**Task goal:**
Nothing outside the lines from the one containing "Output the HTML that produces this rendering." down to the one containing "40.4 L984.8 35.4" belongs in the copy; print that span exactly, both ends included, with pictures removed.

**Supplied records:**
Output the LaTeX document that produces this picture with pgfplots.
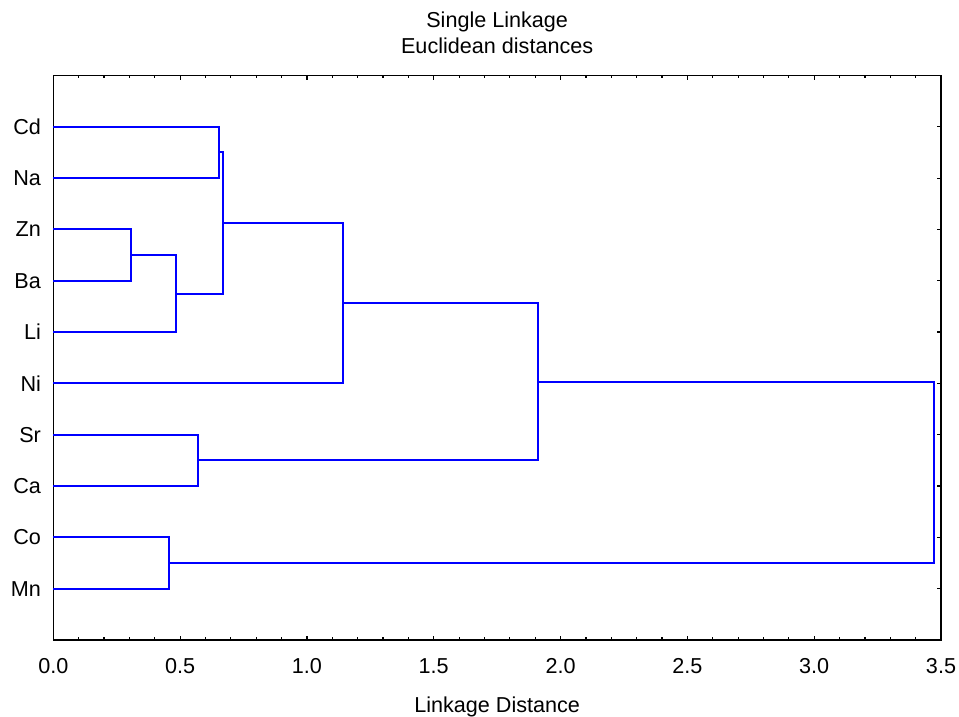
...
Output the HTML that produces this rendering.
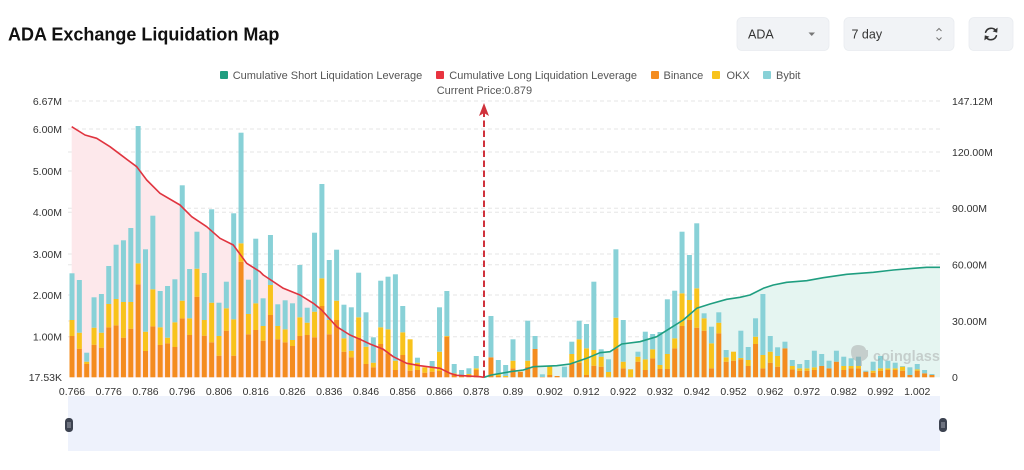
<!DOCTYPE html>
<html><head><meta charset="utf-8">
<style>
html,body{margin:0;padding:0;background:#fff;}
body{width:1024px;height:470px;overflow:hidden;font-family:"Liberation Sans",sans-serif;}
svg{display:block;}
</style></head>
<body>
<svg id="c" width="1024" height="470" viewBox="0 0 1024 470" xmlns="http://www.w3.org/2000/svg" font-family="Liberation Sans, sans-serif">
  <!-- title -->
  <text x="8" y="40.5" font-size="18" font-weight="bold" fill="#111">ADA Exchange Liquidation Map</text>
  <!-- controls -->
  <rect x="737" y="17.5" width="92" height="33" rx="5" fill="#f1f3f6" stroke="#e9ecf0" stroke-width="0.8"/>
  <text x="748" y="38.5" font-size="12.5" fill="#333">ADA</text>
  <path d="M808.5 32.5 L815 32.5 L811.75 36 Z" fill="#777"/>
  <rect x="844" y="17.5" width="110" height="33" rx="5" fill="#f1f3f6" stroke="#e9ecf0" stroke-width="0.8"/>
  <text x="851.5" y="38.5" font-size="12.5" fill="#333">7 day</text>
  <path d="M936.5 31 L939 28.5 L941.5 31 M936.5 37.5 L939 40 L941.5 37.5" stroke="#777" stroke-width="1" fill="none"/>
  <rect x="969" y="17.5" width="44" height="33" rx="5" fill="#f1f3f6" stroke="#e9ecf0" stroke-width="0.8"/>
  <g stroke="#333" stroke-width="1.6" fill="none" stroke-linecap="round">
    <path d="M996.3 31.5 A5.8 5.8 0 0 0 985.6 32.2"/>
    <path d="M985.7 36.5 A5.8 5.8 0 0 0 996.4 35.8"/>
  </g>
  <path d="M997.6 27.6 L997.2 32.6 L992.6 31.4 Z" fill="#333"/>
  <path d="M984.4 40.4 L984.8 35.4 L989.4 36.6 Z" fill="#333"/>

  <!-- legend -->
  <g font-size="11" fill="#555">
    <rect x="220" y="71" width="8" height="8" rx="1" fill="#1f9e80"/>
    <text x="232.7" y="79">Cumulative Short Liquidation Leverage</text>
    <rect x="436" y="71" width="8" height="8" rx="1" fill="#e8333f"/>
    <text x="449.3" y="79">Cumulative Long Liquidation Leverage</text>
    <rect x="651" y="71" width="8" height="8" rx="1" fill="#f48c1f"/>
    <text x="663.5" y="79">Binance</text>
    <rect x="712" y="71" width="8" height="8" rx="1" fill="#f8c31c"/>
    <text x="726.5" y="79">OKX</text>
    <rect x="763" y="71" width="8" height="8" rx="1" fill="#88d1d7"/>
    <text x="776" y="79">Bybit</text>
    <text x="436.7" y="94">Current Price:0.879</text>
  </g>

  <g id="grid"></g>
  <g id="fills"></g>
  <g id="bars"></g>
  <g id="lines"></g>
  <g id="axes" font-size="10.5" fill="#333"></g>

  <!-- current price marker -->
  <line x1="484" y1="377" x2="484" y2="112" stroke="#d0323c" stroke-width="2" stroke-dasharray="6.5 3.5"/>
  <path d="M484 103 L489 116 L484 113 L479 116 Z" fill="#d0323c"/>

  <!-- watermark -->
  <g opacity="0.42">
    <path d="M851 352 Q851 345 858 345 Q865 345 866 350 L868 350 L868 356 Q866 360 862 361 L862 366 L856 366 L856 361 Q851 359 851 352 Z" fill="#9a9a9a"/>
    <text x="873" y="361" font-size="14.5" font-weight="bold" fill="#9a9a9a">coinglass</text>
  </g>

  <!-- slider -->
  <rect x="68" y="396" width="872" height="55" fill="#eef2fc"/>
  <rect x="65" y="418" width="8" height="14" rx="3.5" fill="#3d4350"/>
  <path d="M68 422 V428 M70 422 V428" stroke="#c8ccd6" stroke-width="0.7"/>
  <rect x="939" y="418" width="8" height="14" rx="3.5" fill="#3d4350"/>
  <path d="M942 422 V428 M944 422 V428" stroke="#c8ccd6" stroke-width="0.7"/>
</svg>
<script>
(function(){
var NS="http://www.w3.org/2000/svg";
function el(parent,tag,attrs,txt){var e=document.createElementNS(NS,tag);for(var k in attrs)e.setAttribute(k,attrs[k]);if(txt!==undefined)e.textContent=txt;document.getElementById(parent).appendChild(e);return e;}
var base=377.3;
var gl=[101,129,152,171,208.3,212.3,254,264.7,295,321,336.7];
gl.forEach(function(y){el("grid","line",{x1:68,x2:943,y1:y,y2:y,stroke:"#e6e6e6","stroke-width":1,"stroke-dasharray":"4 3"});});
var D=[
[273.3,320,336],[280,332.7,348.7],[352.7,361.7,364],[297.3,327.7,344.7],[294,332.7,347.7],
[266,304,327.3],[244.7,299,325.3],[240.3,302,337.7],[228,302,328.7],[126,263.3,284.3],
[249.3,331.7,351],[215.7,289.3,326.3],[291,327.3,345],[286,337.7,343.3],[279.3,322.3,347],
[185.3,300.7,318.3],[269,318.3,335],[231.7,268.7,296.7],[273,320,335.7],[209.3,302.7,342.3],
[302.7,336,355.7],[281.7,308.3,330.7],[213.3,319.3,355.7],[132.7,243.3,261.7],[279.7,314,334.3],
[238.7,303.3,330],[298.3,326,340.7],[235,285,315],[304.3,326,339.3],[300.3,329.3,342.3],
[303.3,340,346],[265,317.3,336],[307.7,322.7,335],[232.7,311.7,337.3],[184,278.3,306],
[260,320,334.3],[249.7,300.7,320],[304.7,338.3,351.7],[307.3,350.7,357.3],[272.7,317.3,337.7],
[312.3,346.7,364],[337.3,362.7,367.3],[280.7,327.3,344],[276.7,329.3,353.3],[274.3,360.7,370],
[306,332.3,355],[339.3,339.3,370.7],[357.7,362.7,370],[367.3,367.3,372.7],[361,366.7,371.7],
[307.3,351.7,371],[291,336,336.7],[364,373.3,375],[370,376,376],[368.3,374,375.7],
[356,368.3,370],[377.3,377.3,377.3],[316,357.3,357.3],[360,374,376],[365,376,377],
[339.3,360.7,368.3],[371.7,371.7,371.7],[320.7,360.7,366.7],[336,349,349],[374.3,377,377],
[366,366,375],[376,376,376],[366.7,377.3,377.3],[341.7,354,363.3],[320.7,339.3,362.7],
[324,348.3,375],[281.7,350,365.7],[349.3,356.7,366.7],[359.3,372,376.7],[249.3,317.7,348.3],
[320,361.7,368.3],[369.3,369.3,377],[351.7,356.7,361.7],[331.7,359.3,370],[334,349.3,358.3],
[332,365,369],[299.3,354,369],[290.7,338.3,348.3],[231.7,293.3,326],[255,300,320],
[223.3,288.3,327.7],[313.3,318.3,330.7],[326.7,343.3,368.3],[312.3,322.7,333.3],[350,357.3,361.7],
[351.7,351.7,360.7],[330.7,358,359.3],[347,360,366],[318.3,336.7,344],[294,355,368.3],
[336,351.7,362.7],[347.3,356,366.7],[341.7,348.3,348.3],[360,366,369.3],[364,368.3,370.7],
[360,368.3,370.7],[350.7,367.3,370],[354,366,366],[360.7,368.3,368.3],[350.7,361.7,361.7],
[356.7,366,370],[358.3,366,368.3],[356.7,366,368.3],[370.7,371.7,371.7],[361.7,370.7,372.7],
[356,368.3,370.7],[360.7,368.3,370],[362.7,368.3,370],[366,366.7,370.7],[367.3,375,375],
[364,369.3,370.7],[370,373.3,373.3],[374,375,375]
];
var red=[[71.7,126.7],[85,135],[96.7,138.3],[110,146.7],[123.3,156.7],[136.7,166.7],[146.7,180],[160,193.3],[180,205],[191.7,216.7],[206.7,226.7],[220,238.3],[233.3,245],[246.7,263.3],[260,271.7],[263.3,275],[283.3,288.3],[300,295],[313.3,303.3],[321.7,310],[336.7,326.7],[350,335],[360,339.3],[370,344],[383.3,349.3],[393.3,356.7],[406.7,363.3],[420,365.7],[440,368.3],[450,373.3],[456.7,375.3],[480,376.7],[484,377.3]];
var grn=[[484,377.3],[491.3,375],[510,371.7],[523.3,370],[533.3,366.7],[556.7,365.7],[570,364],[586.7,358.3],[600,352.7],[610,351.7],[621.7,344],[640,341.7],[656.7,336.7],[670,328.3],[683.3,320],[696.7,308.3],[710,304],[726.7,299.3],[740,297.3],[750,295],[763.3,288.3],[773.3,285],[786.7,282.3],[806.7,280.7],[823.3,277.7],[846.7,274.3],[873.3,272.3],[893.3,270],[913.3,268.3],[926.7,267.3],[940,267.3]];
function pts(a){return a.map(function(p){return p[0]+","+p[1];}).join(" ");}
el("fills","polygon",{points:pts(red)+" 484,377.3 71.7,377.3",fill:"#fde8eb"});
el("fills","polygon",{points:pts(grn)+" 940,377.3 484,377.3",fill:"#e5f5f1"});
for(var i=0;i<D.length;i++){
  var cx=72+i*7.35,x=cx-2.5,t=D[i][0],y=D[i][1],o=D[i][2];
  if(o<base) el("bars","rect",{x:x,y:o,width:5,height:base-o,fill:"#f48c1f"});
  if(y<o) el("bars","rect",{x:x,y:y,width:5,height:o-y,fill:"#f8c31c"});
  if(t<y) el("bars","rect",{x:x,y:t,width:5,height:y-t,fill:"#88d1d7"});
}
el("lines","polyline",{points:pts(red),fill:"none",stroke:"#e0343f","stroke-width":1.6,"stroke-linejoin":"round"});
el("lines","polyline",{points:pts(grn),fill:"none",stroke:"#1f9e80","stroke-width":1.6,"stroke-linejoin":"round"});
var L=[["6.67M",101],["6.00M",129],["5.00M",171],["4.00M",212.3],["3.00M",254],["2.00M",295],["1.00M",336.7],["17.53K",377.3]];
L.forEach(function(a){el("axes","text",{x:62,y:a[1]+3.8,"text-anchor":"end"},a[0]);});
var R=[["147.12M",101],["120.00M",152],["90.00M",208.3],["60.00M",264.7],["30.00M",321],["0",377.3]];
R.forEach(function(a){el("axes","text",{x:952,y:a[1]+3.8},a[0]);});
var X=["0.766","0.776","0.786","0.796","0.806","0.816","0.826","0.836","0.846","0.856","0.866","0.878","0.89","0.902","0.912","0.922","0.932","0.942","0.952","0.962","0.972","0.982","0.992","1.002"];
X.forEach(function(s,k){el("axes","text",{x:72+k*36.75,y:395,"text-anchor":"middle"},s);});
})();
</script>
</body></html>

**The response:**
Output the HTML that produces this rendering.
<!DOCTYPE html>
<html><head><meta charset="utf-8">
<style>
html,body{margin:0;padding:0;background:#fff;}
body{width:1024px;height:470px;overflow:hidden;font-family:"Liberation Sans",sans-serif;}
svg{display:block;}
</style></head>
<body>
<svg id="c" width="1024" height="470" viewBox="0 0 1024 470" xmlns="http://www.w3.org/2000/svg" font-family="Liberation Sans, sans-serif">
  <!-- title -->
  <text x="8" y="40.5" font-size="18" font-weight="bold" fill="#111">ADA Exchange Liquidation Map</text>
  <!-- controls -->
  <rect x="737" y="17.5" width="92" height="33" rx="5" fill="#f1f3f6" stroke="#e9ecf0" stroke-width="0.8"/>
  <text x="748" y="38.5" font-size="12.5" fill="#333">ADA</text>
  <path d="M808.5 32.5 L815 32.5 L811.75 36 Z" fill="#777"/>
  <rect x="844" y="17.5" width="110" height="33" rx="5" fill="#f1f3f6" stroke="#e9ecf0" stroke-width="0.8"/>
  <text x="851.5" y="38.5" font-size="12.5" fill="#333">7 day</text>
  <path d="M936.5 31 L939 28.5 L941.5 31 M936.5 37.5 L939 40 L941.5 37.5" stroke="#777" stroke-width="1" fill="none"/>
  <rect x="969" y="17.5" width="44" height="33" rx="5" fill="#f1f3f6" stroke="#e9ecf0" stroke-width="0.8"/>
  <g stroke="#333" stroke-width="1.6" fill="none" stroke-linecap="round">
    <path d="M996.3 31.5 A5.8 5.8 0 0 0 985.6 32.2"/>
    <path d="M985.7 36.5 A5.8 5.8 0 0 0 996.4 35.8"/>
  </g>
  <path d="M997.6 27.6 L997.2 32.6 L992.6 31.4 Z" fill="#333"/>
  <path d="M984.4 40.4 L984.8 35.4 L989.4 36.6 Z" fill="#333"/>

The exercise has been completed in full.